Avec le recul des mois écoulés depuis, voici l’avis que je porte sur ce dispositif.
Mes illusions de départ portaient sur un pair-aidant ou médiateur (MSP), qui aurait d’abord su s’aider lui-même avant d’envisager d’accompagner des personnes en souffrance. Bref, quelqu’un devenu expert de sa propre problématique. Par ailleurs, je l’imaginais en possession de comportements professionnels : sens des responsabilités, sens des usages du monde du travail, discernement…
La qualité de l’assise de la stabilisation me semblait aussi importante (environ 5 ans sans hospitalisation, ni rechute, absence de consommation de substances, bonne hygiène de vie…).
Nous en conviendrons, tous ces critères sont relativement subjectifs et ne correspondent à rien d’établi par la médecine. D’ailleurs, vous pouvez toujours chercher «stabilisation» des troubles psychiques, vous ne trouverez aucune définition.
Si vous cherchez «rétablissement», vous quitterez encore davantage la sphère médicale.
Je vous parle ici de médecine, car en matière de recrutement, c’est la médecine du travail qui établit la seule aptitude valable pour entrer en emploi.

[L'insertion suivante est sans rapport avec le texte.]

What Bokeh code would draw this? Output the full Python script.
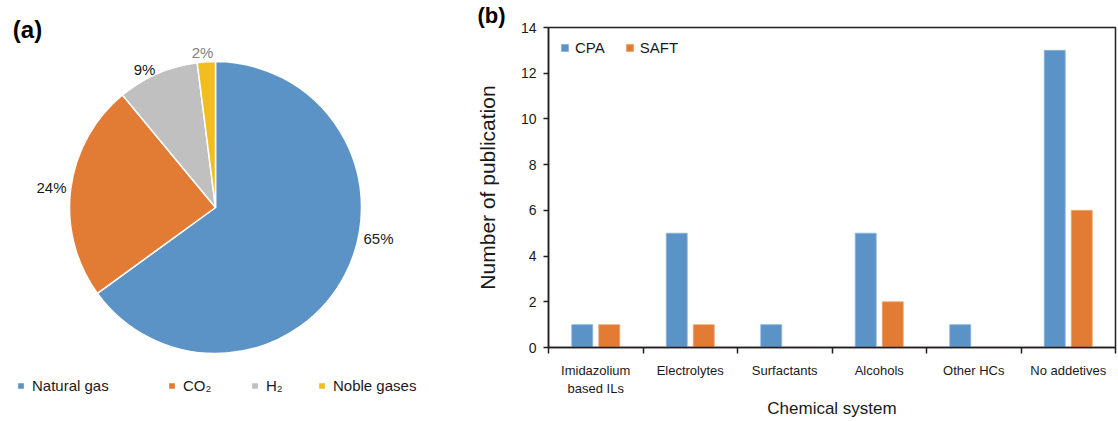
from bokeh.plotting import figure
from bokeh.models import Range1d, Legend, LegendItem, FixedTicker, Label, ColumnDataSource
from bokeh.layouts import row
from bokeh.embed import file_html
from bokeh.resources import INLINE
from bokeh.core.properties import value
import math

# ---------------- data ----------------
gas_names = ["Natural gas", "CO\u2082", "H\u2082", "Noble gases"]
gas_shares = [65, 24, 9, 2]

systems = ["Imidazolium\nbased ILs", "Electrolytes", "Surfactants", "Alcohols", "Other HCs", "No addetives"]
cpa_counts = [1, 5, 1, 5, 1, 13]
saft_counts = [1, 1, 0, 2, 0, 6]
y_ticks = [0, 2, 4, 6, 8, 10, 12, 14]

# ---------------- style ----------------
gas_colors = ["#5B93C7", "#E27B34", "#BFC0BF", "#F1BD1F"]
label_colors = ["#1A1A1A", "#1A1A1A", "#1A1A1A", "#808080"]
CPA_COLOR = "#5B93C7"
SAFT_COLOR = "#E27B34"
FONT = "Liberation Sans"
INK = "#1A1A1A"
AXIS = "#231F20"

H = 420
PIE_W = 470
BAR_W = 647


def py(y):
    # page y (down) -> pie data y (up)
    return H - y


# ---------------- (a) pie ----------------
pa = figure(width=PIE_W, height=H, x_range=Range1d(0, PIE_W), y_range=Range1d(0, H),
            x_axis_type=None, y_axis_type=None, toolbar_location=None,
            output_backend="svg", min_border=0)
pa.frame_align = False
pa.outline_line_color = None
pa.grid.visible = False
pa.background_fill_color = None
pa.border_fill_color = None

total = float(sum(gas_shares))
starts, ends = [], []
cum = 0.0
for v in gas_shares:
    starts.append(math.pi / 2 - 2 * math.pi * cum / total)
    cum += v
    ends.append(math.pi / 2 - 2 * math.pi * cum / total)

pie_cx, pie_cy, pie_r = 215, py(207), 146
src = ColumnDataSource(dict(name=gas_names, share=gas_shares, start=starts, end=ends,
                            color=gas_colors))
wedges = pa.wedge(x=pie_cx, y=pie_cy, radius=pie_r, start_angle="start", end_angle="end",
                  direction="clock", fill_color="color", line_color="white",
                  line_width=1.5, source=src)

# percentage labels (layout positions of the texts, page px)
lab_pos = [(378, 238), (51, 187), (144, 69), (202, 52)]
lsrc = ColumnDataSource(dict(x=[p[0] for p in lab_pos], y=[py(p[1]) for p in lab_pos],
                             t=[f"{v}%" for v in gas_shares], c=label_colors))
pa.text(x="x", y="y", text="t", text_color="c", source=lsrc, text_align="center",
        text_baseline="middle", text_font=value(FONT), text_font_size="15px")

pa.add_layout(Label(x=27, y=py(29), text="(a)", text_font=FONT, text_font_size="24px",
                    text_font_style="bold", text_color="black", text_align="center",
                    text_baseline="middle"))

# legend, one block per item at its own position
leg_x = [16, 167, 250, 317]
for i, name in enumerate(gas_names):
    lg = Legend(items=[LegendItem(label=name, renderers=[wedges], index=i)],
                location=(leg_x[i], 26), orientation="horizontal",
                glyph_width=9, glyph_height=9, label_standoff=7, padding=0, margin=0,
                border_line_color=None, background_fill_alpha=0,
                label_text_font=FONT, label_text_font_size="15px", label_text_color=INK)
    pa.add_layout(lg)

# ---------------- (b) bars ----------------
n = len(systems)
centers = [i + 0.5 for i in range(n)]
bounds = list(range(n + 1))

pb = figure(width=BAR_W, height=H, x_range=Range1d(0, n), y_range=Range1d(0, 14),
            toolbar_location=None, output_backend="svg",
            min_border_left=78, min_border_right=2, min_border_top=25, min_border_bottom=71)
pb.frame_align = False
pb.grid.visible = False
pb.outline_line_color = AXIS
pb.outline_line_width = 1.5
pb.background_fill_color = None
pb.border_fill_color = None

# panel tag "(b)" as the figure title, pulled to the left of the frame
pb.title.text = "(b)"
pb.title.align = "left"
pb.title.offset = -71
pb.title.standoff = 0
pb.title.text_font = FONT
pb.title.text_font_size = "22px"
pb.title.text_font_style = "bold"
pb.title.text_color = "black"

bsrc = ColumnDataSource(dict(xc=[c - 0.143 for c in centers], xs=[c + 0.143 for c in centers],
                             cpa=cpa_counts, saft=saft_counts))
r1 = pb.vbar(x="xc", top="cpa", width=0.222, bottom=0, source=bsrc,
             fill_color=CPA_COLOR, line_color="#8DB4DA", line_width=0.8)
r2 = pb.vbar(x="xs", top="saft", width=0.222, bottom=0, source=bsrc,
             fill_color=SAFT_COLOR, line_color="#EFA470", line_width=0.8)

leg = Legend(items=[LegendItem(label="CPA", renderers=[r1]), LegendItem(label="SAFT", renderers=[r2])],
             location="top_left", orientation="horizontal", glyph_width=9, glyph_height=9,
             label_standoff=6, spacing=20, padding=0, margin=12, border_line_color=None,
             background_fill_alpha=0, label_text_font=FONT, label_text_font_size="15px",
             label_text_color=INK)
pb.add_layout(leg)

# x axis: labels at category centres, ticks at category boundaries
xa = pb.xaxis[0]
xa.ticker = FixedTicker(ticks=centers, minor_ticks=bounds)
xa.major_label_overrides = {c: s for c, s in zip(centers, systems)}
xa.major_tick_out = 0
xa.major_tick_in = 0
xa.minor_tick_out = 6
xa.minor_tick_in = 0
xa.minor_tick_line_color = AXIS
xa.minor_tick_line_width = 1.5
xa.axis_line_color = AXIS
xa.axis_line_width = 1.5
xa.major_label_standoff = 9
xa.major_label_text_font = FONT
xa.major_label_text_font_size = "13px"
xa.major_label_text_color = INK
xa.axis_label = "Chemical system"
xa.axis_label_text_font = FONT
xa.axis_label_text_font_size = "17px"
xa.axis_label_text_font_style = "normal"
xa.axis_label_text_color = INK
xa.axis_label_standoff = 0

ya = pb.yaxis[0]
ya.ticker = FixedTicker(ticks=y_ticks)
ya.minor_tick_line_color = None
ya.major_tick_out = 5
ya.major_tick_in = 0
ya.major_tick_line_color = AXIS
ya.major_tick_line_width = 1.5
ya.axis_line_color = AXIS
ya.axis_line_width = 1.5
ya.major_label_standoff = 7
ya.major_label_text_font = FONT
ya.major_label_text_font_size = "14px"
ya.major_label_text_color = INK
ya.axis_label = "Number of publication"
ya.axis_label_text_font = FONT
ya.axis_label_text_font_size = "21px"
ya.axis_label_text_font_style = "normal"
ya.axis_label_text_color = INK
ya.axis_label_standoff = 19

layout = row(pa, pb)
open("out.html", "w").write(file_html(layout, INLINE))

Le dispositif MDSP avait deux figures de proue au démarrage : le CCOMS et la FNAPSY, ou en résumé, la psychiatrie et la représentation des associations d’usagers. Selon moi, ces deux sphères n’ont pas une expérience très significative des personnes stabilisées, car celles-ci évoluent souvent à distance de ces deux environnements.
Avec le recul, je dirais que l’évolution «naturelle» d’une personne stabilisée, c’est de se fondre dans la vie de tous les jours, dans un cadre de travail «ordinaire» (comme toute personne qui recouvre la santé).
Continuer de baigner dans la psychiatrie ne va pas dans le sens évident d’une évolution très positive.
A mon sens, la plus-value qu’auraient pu apporter les MSP, c’était de s’intéresser aux personnes, plus qu’à leurs diagnostics. Toutefois, même cela exige un cadre bien délimité.
Je ne crois absolument pas possible de standardiser les MSP, c’est-à-dire d’en faire une profession. J’ai pu constater combien ce rôle était «personne dépendant» (et structure d’accueil dépendant) et surtout combien les failles de certains rétablissements pouvaient représenter de terribles risques sur les personnes prises en charge, ainsi que sur les MSP eux-mêmes.
A ma connaissance, une évaluation du dispositif est prévue. Pour ma part, j’ai dénoncé très régulièrement une expérimentation sur de l’humain totalement insensée.
Pourquoi trois régions impliquées, alors que les moyens humains et matériels ne suivaient pas ? Le relatif petit nombre de candidats a poussé les hôpitaux à recruter avec des réserves certains candidats. La Fnapsy, après sa visite du programme des pairs-aidants québécois, s’était inquiétée dès le début dans un rapport publié sur internet des dangers d’un tel projet en France… Bref, pourquoi fallait-il absolument lancer une telle machine ?
Je sais également que l’impact de la participation à cette expérience sur les parcours professionnels des uns et des autres n’est absolument pas dignement mesuré. Le «service après-vente» aurait dû être pensé.
Quel était le but au final ? Créer une main-d’œuvre bouche-trou, polyvalente et plutôt bon marché, à la frontière de plusieurs professions ? Prouver que le rétablissement est une chose rare et absolument pas synonyme de bonnes capacités à aider son prochain, à partager son expérience à bon escient ?
Pour moi, le mirage est bel et bien passé. Difficile à présent de retrouver le sens de mon propre parcours. Heureusement que je me suis toujours fait confiance pour rebondir, maintes et maintes fois.
J’aurais au moins appris à tourner définitivement la page de la maladie. Certes celle-ci n’est pas à proprement parler «guérissable», mais parfaitement stabilisée, c’est tout comme.
Lorsqu’on a été confronté à la maladie pendant des années, on mérite bien de profiter pleinement de la vie.